Moving back to HBO from Showtime, Alvarez faced James Kirkland at Minute Maid Park in Houston. Like the Angulo fight, the outcome was predictable. Miguel Cotto followed, again a great matchup, and Alvarez once again got through with a decision win.
This year has been a different story. In May, Alvarez faced Amir Khan in a fight nobody was asking to see, its only appeal coming from either its novelty or the inevitable brutal knockout that would and did come to pass. And on Saturday, he faces Liam Smith, a man with less chin issues than Khan, but no more of a chance to win.
If this were a case where there’s just nobody to fight, this would be more forgivable. But he should be fighting Gennady Golovkin. I know it, you know it, Golovkin knows it, Oscar knows it, and Canelo knows it. Maybe it’ll happen in September 2017. Maybe it won’t. But for now, Canelo as Boxing’s Biggest Star is picking up right where the last two left off, not delivering the fight that fans want.
Liam Smith
Record: 23-0-1 (13 KO) … Streak: W18 … Last 5: 5-0 … Last 10: 10-0 … Stance: Orthodox … Height/Reach: 5’9½” / N/A … Age: 28
Thoughts: Liam Smith is a “world champion,” for whatever that’s worth. Let’s delve into what it’s really worth, in this specific case.
“Beefy” won the vacant WBO belt against John Thompson in October 2015. Thompson wasn’t a serious contender — frankly, Smith wasn’t either — but a game fighter who had won a “Boxcino” tournament, something that if given any weight at all is given too much. Thompson fought well for a bit, then Smith stopped him in the seventh round.
Two months later, Liam made his first defense against a grossly overmatched Jimmy Kilrain Kelly, winning every round and stopping the unproven Kelly in the seventh round. A second defense came in June of this year, when Smith faced Predrag Radosevic.
Radosevic might actually have been a step back from Kelly, which is remarkable at the world title level. His only other fight against a notable opponent had been a TKO-4 loss to Felix Sturm in 2013. Predictably, Smith knocked him out in the second round of a farcical bout.

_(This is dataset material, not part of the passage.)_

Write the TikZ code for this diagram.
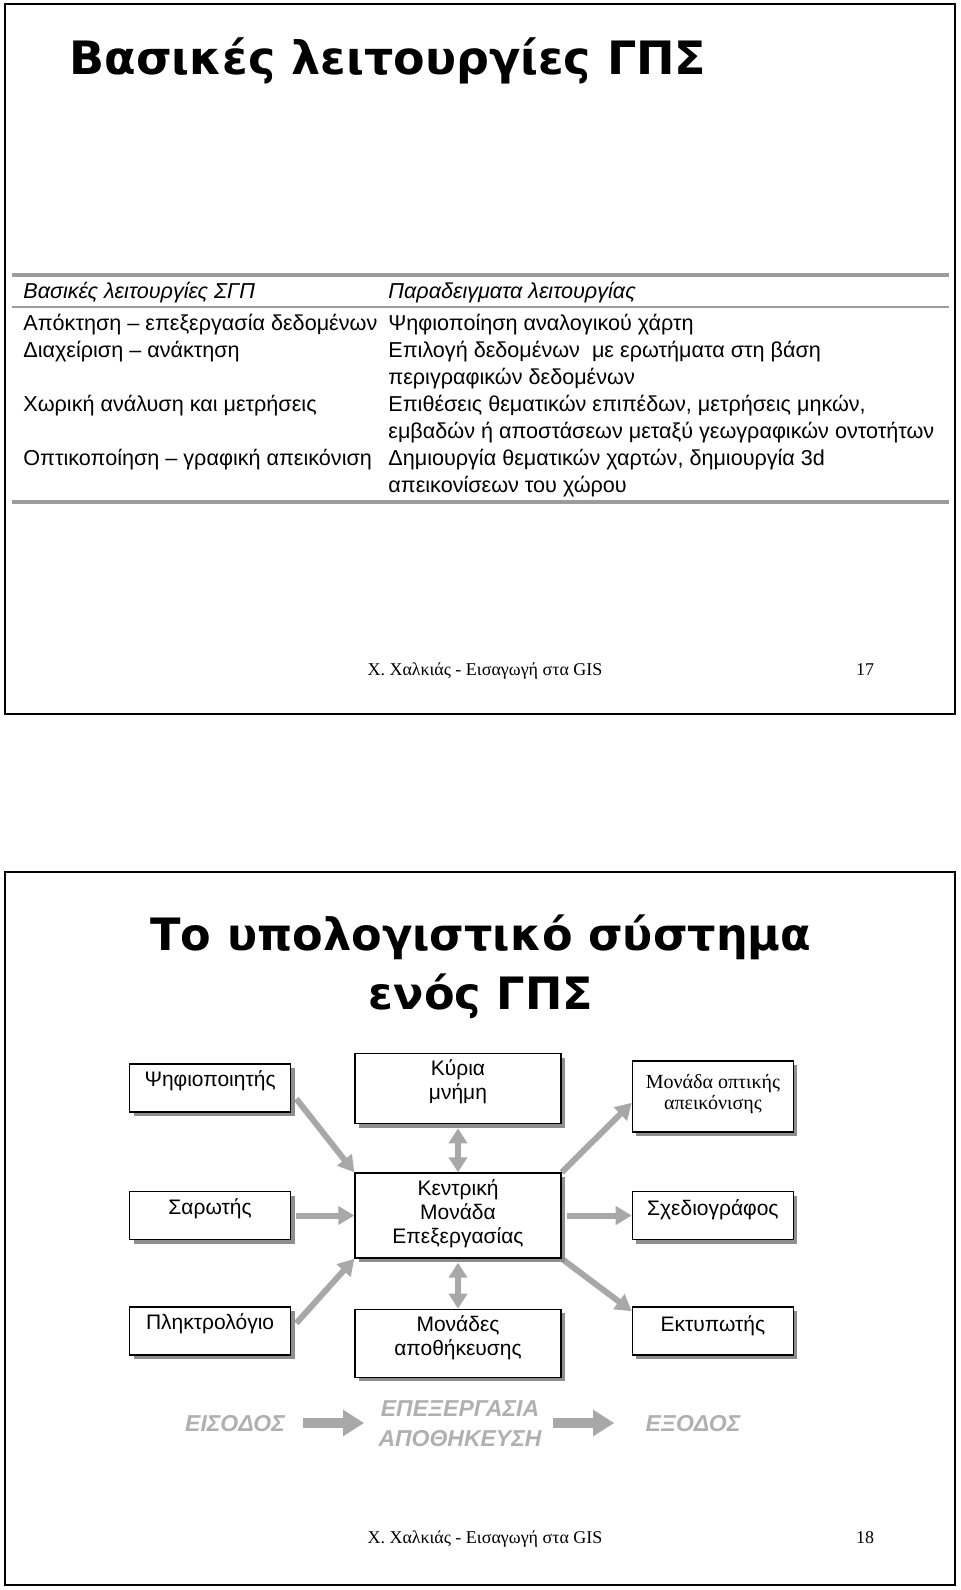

This is not to say that Liam Smith can’t fight. He can. The question, though, is still very much open: how good is he? Is he world title good for real, or just on paper?
As always, don’t take BoxRec rankings for gospel, but even BoxRec have Liam Smith, with a world title and two successful defenses, ranked 15th in the world at junior middleweight. If Canelo were fighting Ishe Smith or Charles Hatley or Tony Harrison, the 12-14 fighters, or Jack Culcay (17) or Brian Rose (18), would that be interesting?
Of course not. And neither is this, quite frankly. It’s slightly more interesting than those fights (maybe not Hatley or Harrison, actually), but only because of what Smith represents on paper. He is still completely unproven at the actual world class level. There is a chance that Canelo-Smith will wind up looking like Smith-Radosevic, only in reverse for “Beefy.”
Maybe Liam Smith will prove that he is this level of fighter. But the odds are definitely against it.
Matchup Grade: D. Nobody asked for this fight. Nobody wanted this fight. Nobody wants it now. None of the blame goes to Liam Smith here. All he’s doing is taking a huge opportunity and he’s going to do his best to win this fight. But we should be two days away from Canelo-Golovkin. We’re not. This fight is perhaps the single greatest example of what 2016 in boxing has been like for fans of the sport, and asking $60 for this is a slap in the face.